I dissennatori sono però esseri temibili poiché si nutrono della felicità dei personaggi, lasciandoli soli a crogiolarsi nell’afflizione dei ricordi più tristi. Sono quindi distruttori della psiche e, come suggerisce Cuarón, oscuri “cugini della Morte”. Come sostiene però un eccezionale Michael Gambon, che da questo film veste i panni del professor Silente, c’è sempre qualcosa in grado di riportare la spensieratezza a quei ragazzini sopraffatti dalle loro emozioni. Una luce nell’oscurità è sicuramente l’ippogrifo Fierobecco: questo animale immenso è un altero e giocoso alleato dei protagonisti. Fierobecco, magistrale lavoro di meccanica (con tre versioni in animatronica) e CGI, permette ad Harry, in una bella sequenza, di liberarsi per un po’ dai tormenti che lo affliggono. Così il ragazzo sul dorso di un destriero imprevedibile sorvola il gigantesco castello e si fonde all’interno del paesaggio che, per la prima volta, vediamo più generoso nei confronti dei giovani maghi. Anche in questo capitolo della saga, la foresta proibita continua a celare, nelle sue profondità, creature pericolose, ma ora i personaggi si muovono al suo interno con più confidenza, dopotutto anche la foresta fa parte di Hogwarts.
Cuarón conosce gli adolescenti, come ha dimostrato in Y tu mamá también – Anche tua madre, e ha deciso di concentrarsi su questo aspetto per realizzare il suo capitolo della saga fantasy. Harry Potter è quindi sì alle prese con un villain crudele e spietato, a quanto si dice, ma al tempo stesso sente sempre di più il peso del suo essere orfano. Guarda la foto del viaggio di Ron con la sua famiglia con sconforto e vede nel professor Lupin, interpretato da David Thewlis, una figura da seguire e ascoltare, un mentore che, tra le altre cose, conosceva molto bene i suoi genitori. Infatti l’amorevole Hagrid non basta più, Harry ha bisogno di un esempio, di qualcuno da seguire. Ecco così che Sirius Black, a cui dà volto un indimenticabile Gary Oldman, che in un primo momento si presenta come villain della storia, si rivela in seguito l’unica speranza di Harry per avvicinarsi alle sue radici e avere una famiglia. Questo incontro è infatti il primo vero ricordo felice di Harry, la chiave essenziale per un cambiamento decisivo nell’identità del personaggio.

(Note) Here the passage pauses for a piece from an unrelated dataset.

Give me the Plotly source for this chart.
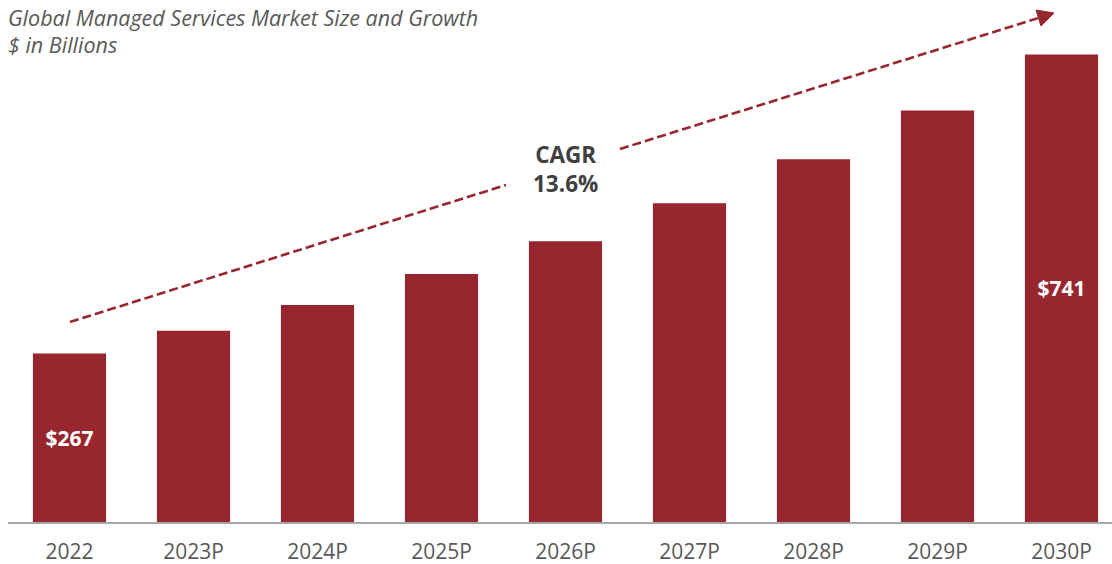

La scena in cui Harry salva Sirius e sé stesso dall’assalto dei dissennatori è la prima in cui il ragazzo dà prova delle sue abilità magiche e Cuarón lo mostra al pubblico attraverso un forte dinamismo della macchina da presa che, con la sua potenza espressiva, dapprima raccoglie la luce nella bacchetta di Harry e poi la sprigiona in un progressivo rilascio tensivo di un unico fascio luminoso che si contrae e rilassa più volte, quasi come se volesse travolgere anche gli spettatori. L’intensità della scena è poi seguita da una sequenza estremamente adrenalinica che porta, anche nelle sequenze successive, a un crescendo di emozioni sempre più in contrasto con le tonalità cupe dell’inizio del film. E per Cuarón l’unica possibilità per non perdere l’hype creato è concludere l’opera utilizzando un freeze-frame che riesce anche a distanza di sedici anni, e ad ogni visione, a mantenere intatta quella tensione emotiva.